- [Supplied data]:
○ ○ ○ ○ ○ ○ ○
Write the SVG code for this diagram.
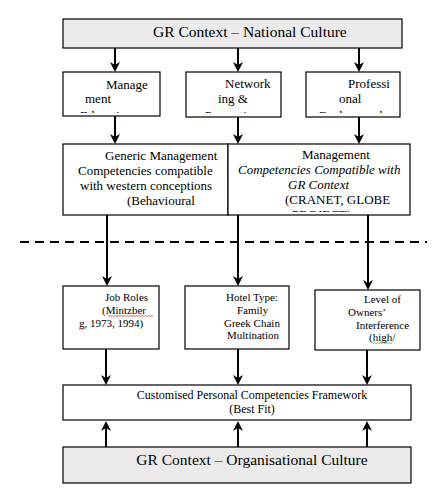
<svg xmlns="http://www.w3.org/2000/svg" width="445" height="492" viewBox="0 0 445 492">
<style>
.box{fill:#fff;stroke:#000;stroke-width:1.2}
.ctx{fill:#ebebeb;stroke:#000;stroke-width:1.2}
text{font-family:"Liberation Serif","Times New Roman",serif;fill:#000}
.t13{font-size:13px}
.t11{font-size:11px}
.t15{font-size:15.5px}
.t12{font-size:12px}
.it{font-style:italic}
.conn{stroke:#000;stroke-width:2;fill:none}
.arr{marker-end:url(#ah)}
</style>
<defs>
<marker id="ah" viewBox="0 0 10 10" refX="7" refY="5" markerWidth="10" markerHeight="10" markerUnits="userSpaceOnUse" orient="auto">
<path d="M0,0 L10,5 L0,10 L3,5 z" fill="#000"/>
</marker>
<clipPath id="c1"><rect x="63" y="72" width="97" height="41"/></clipPath>
<clipPath id="c2"><rect x="186" y="72" width="95" height="41"/></clipPath>
<clipPath id="c3"><rect x="306" y="72" width="94" height="41"/></clipPath>
<clipPath id="c5"><rect x="228" y="144" width="182" height="68"/></clipPath>
</defs>

<g id="connectors">
<line class="conn arr" x1="115" y1="48" x2="115" y2="69"/>
<line class="conn arr" x1="238" y1="48" x2="238" y2="69"/>
<line class="conn arr" x1="359" y1="48" x2="359" y2="69"/>
<line class="conn arr" x1="115" y1="116" x2="115" y2="141"/>
<line class="conn arr" x1="238" y1="117" x2="238" y2="141"/>
<line class="conn arr" x1="359" y1="117" x2="359" y2="141"/>
<line class="conn arr" x1="107" y1="215" x2="107" y2="283"/>
<line class="conn arr" x1="238" y1="215" x2="238" y2="283"/>
<line class="conn arr" x1="368" y1="215" x2="368" y2="287"/>
<line x1="20" y1="242" x2="427" y2="242" stroke="#000" stroke-width="2" stroke-dasharray="9,6"/>
<line class="conn arr" x1="106" y1="349" x2="106" y2="382"/>
<line class="conn arr" x1="238" y1="349" x2="238" y2="382"/>
<line class="conn arr" x1="367" y1="350" x2="367" y2="382"/>
<line class="conn arr" x1="106" y1="447" x2="106" y2="424"/>
<line class="conn arr" x1="238" y1="447" x2="238" y2="424"/>
<line class="conn arr" x1="367" y1="447" x2="367" y2="424"/>
</g>

<g id="national-culture">
<rect class="ctx" x="63" y="19" width="339" height="29"/>
<text class="t15" x="153" y="37">GR Context – National Culture</text>
</g>

<g id="management-education">
<rect class="box" x="63" y="72" width="97" height="44"/>
<g clip-path="url(#c1)">
<text class="t13" x="106" y="89">Manage</text>
<text class="t13" x="85" y="103">ment</text>
<text class="t13" x="80" y="119.5">Education</text>
</g>
</g>

<g id="networking-promotion">
<rect class="box" x="186" y="72" width="95" height="45"/>
<g clip-path="url(#c2)">
<text class="t13" x="225" y="88">Network</text>
<text class="t13" x="218" y="103">ing &amp;</text>
<text class="t13" x="205" y="119.5">Promotion</text>
</g>
</g>

<g id="professional-background">
<rect class="box" x="306" y="72" width="94" height="45"/>
<g clip-path="url(#c3)">
<text class="t13" x="348" y="88">Professi</text>
<text class="t13" x="339" y="103">onal</text>
<text class="t13" x="319" y="119.5">Background</text>
</g>
</g>

<g id="generic-competencies">
<rect class="box" x="63" y="144" width="165" height="71"/>
<text class="t13" x="105" y="160">Generic Management</text>
<text class="t13" x="78" y="175">Competencies compatible</text>
<text class="t13" x="80" y="190">with western conceptions</text>
<text class="t13" x="127" y="205">(Behavioural</text>
</g>

<g id="gr-competencies">
<rect class="box" x="228" y="144" width="182" height="71"/>
<g clip-path="url(#c5)">
<text class="t13" x="302" y="159">Management</text>
<text class="t13 it" x="238" y="174">Competencies Compatible with</text>
<text class="t13 it" x="288" y="189">GR Context</text>
<text class="t13" x="285" y="204">(CRANET, GLOBE</text>
<text class="t13" x="292" y="218.5">PROJECT)</text>
</g>
</g>

<g id="job-roles">
<rect class="box" x="63" y="286" width="96" height="63"/>
<text class="t11" x="105" y="301">Job Roles</text>
<text class="t11" x="102" y="314">(Mintzber</text>
<text class="t11" x="79" y="327">g, 1973, 1994)</text>
<path d="M108,316.5 l1.5,-1 l1.5,1 l1.5,-1 l1.5,1 l1.5,-1 l1.5,1 l1.5,-1 l1.5,1 l1.5,-1 l1.5,1 l1.5,-1 l1.5,1 l1.5,-1 l1.5,1 l1.5,-1 l1.5,1 l1.5,-1 l1.5,1 l1.5,-1 l1.5,1 l1.5,-1 l1.5,1 l1.5,-1 l1.5,1 l1.5,-1 l1.5,1 l1.5,-1 l1.5,1 l1.5,-1 l1.5,1" fill="none" stroke="#d22" stroke-width="0.7"/>
<path d="M79,329.5 l1.5,-1 l1.5,1 l1.5,-1 l1.5,1" fill="none" stroke="#d22" stroke-width="0.7"/>
</g>

<g id="hotel-type">
<rect class="box" x="185" y="286" width="104" height="63"/>
<text class="t11" x="226" y="301">Hotel Type:</text>
<text class="t11" x="237" y="314">Family</text>
<text class="t11" x="224" y="327">Greek Chain</text>
<text class="t11" x="227" y="339">Multination</text>
</g>

<g id="owners-interference">
<rect class="box" x="315" y="290" width="105" height="60"/>
<text class="t11" x="364" y="303">Level of</text>
<text class="t11" x="348" y="316">Owners’</text>
<text class="t11" x="356" y="329">Interference</text>
<text class="t11" x="369" y="341">(high/</text>
<path d="M373,343.5 l1.5,-1 l1.5,1 l1.5,-1 l1.5,1 l1.5,-1 l1.5,1 l1.5,-1 l1.5,1 l1.5,-1 l1.5,1 l1.5,-1 l1.5,1 l1.5,-1" fill="none" stroke="#2a2" stroke-width="0.7"/>
</g>

<g id="framework">
<rect class="box" x="63" y="385" width="348" height="35"/>
<text class="t12" x="252" y="399" text-anchor="middle">Customised Personal Competencies Framework</text>
<text class="t12" x="252" y="413" text-anchor="middle">(Best Fit)</text>
</g>

<g id="organisational-culture">
<rect class="ctx" x="63" y="447" width="348" height="36"/>
<text class="t15" x="252" y="465" text-anchor="middle">GR Context – Organisational Culture</text>
</g>
</svg>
○ ○ ○ ○ ○ ○ ○
- [What the exercise asks]:
Restate the full listing verbatim and drop every picture.

- [Answer below]:
Write the SVG code for this diagram.
<svg xmlns="http://www.w3.org/2000/svg" width="445" height="492" viewBox="0 0 445 492">
<style>
.box{fill:#fff;stroke:#000;stroke-width:1.2}
.ctx{fill:#ebebeb;stroke:#000;stroke-width:1.2}
text{font-family:"Liberation Serif","Times New Roman",serif;fill:#000}
.t13{font-size:13px}
.t11{font-size:11px}
.t15{font-size:15.5px}
.t12{font-size:12px}
.it{font-style:italic}
.conn{stroke:#000;stroke-width:2;fill:none}
.arr{marker-end:url(#ah)}
</style>
<defs>
<marker id="ah" viewBox="0 0 10 10" refX="7" refY="5" markerWidth="10" markerHeight="10" markerUnits="userSpaceOnUse" orient="auto">
<path d="M0,0 L10,5 L0,10 L3,5 z" fill="#000"/>
</marker>
<clipPath id="c1"><rect x="63" y="72" width="97" height="41"/></clipPath>
<clipPath id="c2"><rect x="186" y="72" width="95" height="41"/></clipPath>
<clipPath id="c3"><rect x="306" y="72" width="94" height="41"/></clipPath>
<clipPath id="c5"><rect x="228" y="144" width="182" height="68"/></clipPath>
</defs>

<g id="connectors">
<line class="conn arr" x1="115" y1="48" x2="115" y2="69"/>
<line class="conn arr" x1="238" y1="48" x2="238" y2="69"/>
<line class="conn arr" x1="359" y1="48" x2="359" y2="69"/>
<line class="conn arr" x1="115" y1="116" x2="115" y2="141"/>
<line class="conn arr" x1="238" y1="117" x2="238" y2="141"/>
<line class="conn arr" x1="359" y1="117" x2="359" y2="141"/>
<line class="conn arr" x1="107" y1="215" x2="107" y2="283"/>
<line class="conn arr" x1="238" y1="215" x2="238" y2="283"/>
<line class="conn arr" x1="368" y1="215" x2="368" y2="287"/>
<line x1="20" y1="242" x2="427" y2="242" stroke="#000" stroke-width="2" stroke-dasharray="9,6"/>
<line class="conn arr" x1="106" y1="349" x2="106" y2="382"/>
<line class="conn arr" x1="238" y1="349" x2="238" y2="382"/>
<line class="conn arr" x1="367" y1="350" x2="367" y2="382"/>
<line class="conn arr" x1="106" y1="447" x2="106" y2="424"/>
<line class="conn arr" x1="238" y1="447" x2="238" y2="424"/>
<line class="conn arr" x1="367" y1="447" x2="367" y2="424"/>
</g>

<g id="national-culture">
<rect class="ctx" x="63" y="19" width="339" height="29"/>
<text class="t15" x="153" y="37">GR Context – National Culture</text>
</g>

<g id="management-education">
<rect class="box" x="63" y="72" width="97" height="44"/>
<g clip-path="url(#c1)">
<text class="t13" x="106" y="89">Manage</text>
<text class="t13" x="85" y="103">ment</text>
<text class="t13" x="80" y="119.5">Education</text>
</g>
</g>

<g id="networking-promotion">
<rect class="box" x="186" y="72" width="95" height="45"/>
<g clip-path="url(#c2)">
<text class="t13" x="225" y="88">Network</text>
<text class="t13" x="218" y="103">ing &amp;</text>
<text class="t13" x="205" y="119.5">Promotion</text>
</g>
</g>

<g id="professional-background">
<rect class="box" x="306" y="72" width="94" height="45"/>
<g clip-path="url(#c3)">
<text class="t13" x="348" y="88">Professi</text>
<text class="t13" x="339" y="103">onal</text>
<text class="t13" x="319" y="119.5">Background</text>
</g>
</g>

<g id="generic-competencies">
<rect class="box" x="63" y="144" width="165" height="71"/>
<text class="t13" x="105" y="160">Generic Management</text>
<text class="t13" x="78" y="175">Competencies compatible</text>
<text class="t13" x="80" y="190">with western conceptions</text>
<text class="t13" x="127" y="205">(Behavioural</text>
</g>

<g id="gr-competencies">
<rect class="box" x="228" y="144" width="182" height="71"/>
<g clip-path="url(#c5)">
<text class="t13" x="302" y="159">Management</text>
<text class="t13 it" x="238" y="174">Competencies Compatible with</text>
<text class="t13 it" x="288" y="189">GR Context</text>
<text class="t13" x="285" y="204">(CRANET, GLOBE</text>
<text class="t13" x="292" y="218.5">PROJECT)</text>
</g>
</g>

<g id="job-roles">
<rect class="box" x="63" y="286" width="96" height="63"/>
<text class="t11" x="105" y="301">Job Roles</text>
<text class="t11" x="102" y="314">(Mintzber</text>
<text class="t11" x="79" y="327">g, 1973, 1994)</text>
<path d="M108,316.5 l1.5,-1 l1.5,1 l1.5,-1 l1.5,1 l1.5,-1 l1.5,1 l1.5,-1 l1.5,1 l1.5,-1 l1.5,1 l1.5,-1 l1.5,1 l1.5,-1 l1.5,1 l1.5,-1 l1.5,1 l1.5,-1 l1.5,1 l1.5,-1 l1.5,1 l1.5,-1 l1.5,1 l1.5,-1 l1.5,1 l1.5,-1 l1.5,1 l1.5,-1 l1.5,1 l1.5,-1 l1.5,1" fill="none" stroke="#d22" stroke-width="0.7"/>
<path d="M79,329.5 l1.5,-1 l1.5,1 l1.5,-1 l1.5,1" fill="none" stroke="#d22" stroke-width="0.7"/>
</g>

<g id="hotel-type">
<rect class="box" x="185" y="286" width="104" height="63"/>
<text class="t11" x="226" y="301">Hotel Type:</text>
<text class="t11" x="237" y="314">Family</text>
<text class="t11" x="224" y="327">Greek Chain</text>
<text class="t11" x="227" y="339">Multination</text>
</g>

<g id="owners-interference">
<rect class="box" x="315" y="290" width="105" height="60"/>
<text class="t11" x="364" y="303">Level of</text>
<text class="t11" x="348" y="316">Owners’</text>
<text class="t11" x="356" y="329">Interference</text>
<text class="t11" x="369" y="341">(high/</text>
<path d="M373,343.5 l1.5,-1 l1.5,1 l1.5,-1 l1.5,1 l1.5,-1 l1.5,1 l1.5,-1 l1.5,1 l1.5,-1 l1.5,1 l1.5,-1 l1.5,1 l1.5,-1" fill="none" stroke="#2a2" stroke-width="0.7"/>
</g>

<g id="framework">
<rect class="box" x="63" y="385" width="348" height="35"/>
<text class="t12" x="252" y="399" text-anchor="middle">Customised Personal Competencies Framework</text>
<text class="t12" x="252" y="413" text-anchor="middle">(Best Fit)</text>
</g>

<g id="organisational-culture">
<rect class="ctx" x="63" y="447" width="348" height="36"/>
<text class="t15" x="252" y="465" text-anchor="middle">GR Context – Organisational Culture</text>
</g>
</svg>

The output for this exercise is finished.